Monday, May 6, 2013

Say "Yes": Imitate the Saints

Our Lady of Fatima--5.13.13
"Life holds only one tragedy, ultimately:
not to have been a saint.”
-Charles Peguy
The month of May brings us to the midpoint of the Year of Faith.  Like being halfway through Lent, this is a chance to evaluate how our commitments to grow closer to the Lord are going--and whether we are willing to redouble our efforts for the second half of the Year.  The month of May also brings us a theme (in the title above) which might reignite the ongoing conversion and personal transformation God desires for each of us. 
So when you hear the word "Saint," what comes to mind?  If you're like me, then one of your first reactions is probably to say, "not me." But Peguy's insight clearly implies that becoming a saint is a real possibility for each of us.  More importantly, it looks like it is the one thing necessary-- otherwise there would be no tragedy in failing to hit the mark.  The Second Vatican Council repeatedly emphasized this with the phrase "the universal call to holiness" (cf.
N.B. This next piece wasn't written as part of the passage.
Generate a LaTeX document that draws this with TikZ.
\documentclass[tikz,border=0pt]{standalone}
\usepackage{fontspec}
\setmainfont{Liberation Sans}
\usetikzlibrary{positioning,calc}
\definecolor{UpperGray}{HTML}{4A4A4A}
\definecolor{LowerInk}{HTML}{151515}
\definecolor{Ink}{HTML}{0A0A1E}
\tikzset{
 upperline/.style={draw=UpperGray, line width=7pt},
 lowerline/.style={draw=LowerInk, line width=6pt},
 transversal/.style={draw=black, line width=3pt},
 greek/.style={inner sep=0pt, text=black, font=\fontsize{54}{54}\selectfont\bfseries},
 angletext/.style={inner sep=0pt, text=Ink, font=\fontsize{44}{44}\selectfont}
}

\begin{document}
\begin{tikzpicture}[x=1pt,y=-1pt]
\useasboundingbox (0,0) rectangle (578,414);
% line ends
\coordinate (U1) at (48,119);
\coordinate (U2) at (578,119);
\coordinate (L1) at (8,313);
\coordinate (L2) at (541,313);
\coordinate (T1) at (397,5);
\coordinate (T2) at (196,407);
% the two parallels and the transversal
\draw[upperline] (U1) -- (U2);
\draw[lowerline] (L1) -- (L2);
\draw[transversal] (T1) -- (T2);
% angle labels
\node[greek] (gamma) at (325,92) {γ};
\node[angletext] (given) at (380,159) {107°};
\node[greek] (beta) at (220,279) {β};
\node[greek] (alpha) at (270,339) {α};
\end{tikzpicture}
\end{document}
Lumen Gentium, n. 39):  Jesus' revelation is not just for an elite chosen few.  Rather, the Lord insisted, "Whoever loves me will keep my word, and my Father will love him, and we will come to him and make our dwelling with him" (Jn 14:23).  The invitation is open to anyone who is willing to love him and keep his word.
So how about a little word association:  When you hear the word "Saint," do any of the following phrases come to mind, or are there any others you'd like to add to the list?  Saints are:

  • Sons and daughters of our heavenly Father.
  • The light of the world and the salt of the earth.
  • Friends of Jesus.
  • Lovers of beauty, truth and goodness.
  • Agents of the Holy Spirit.
  • Disciples sent to witness.
Saints are also those who take up their cross daily and follow Christ, those who will God's will, those who accept God's word and bear fruit accordingly, those who die to self and so live in Christ.  Saints know the constant temptation of turning in on themselves.  They know all the rationalizations and justifications that entice us to self-absorption (e.g., "God wants me to be happy, therefore I should do whatever I feel like doing...").  But the saint says the deeper Yes, a Yes to the "best version of themselves" (M.Kelly).
Becoming a saint ultimately entails a radical choice for Christ.  It is radical because it goes to the "roots" of who we are becoming.  And it is also radical because it is a choice with eternal consequences:  either we choose our "imperial autonomous self" (G. Weigel), and hence tragedy; or we choose the Lord Jesus, and hence glory.  It's either "my will be done," the arrogant rebellion of the creature over against his Creator.  Or it's "Thy will be done," the humble acceptance of the gift of communion with the Communion of divine Persons. 
This May, let's pray that our Lady of Fatima continues to help her faithful children open themselves to the love of the Father and Son and Holy Spirit, who long to 'make their dwelling with us'!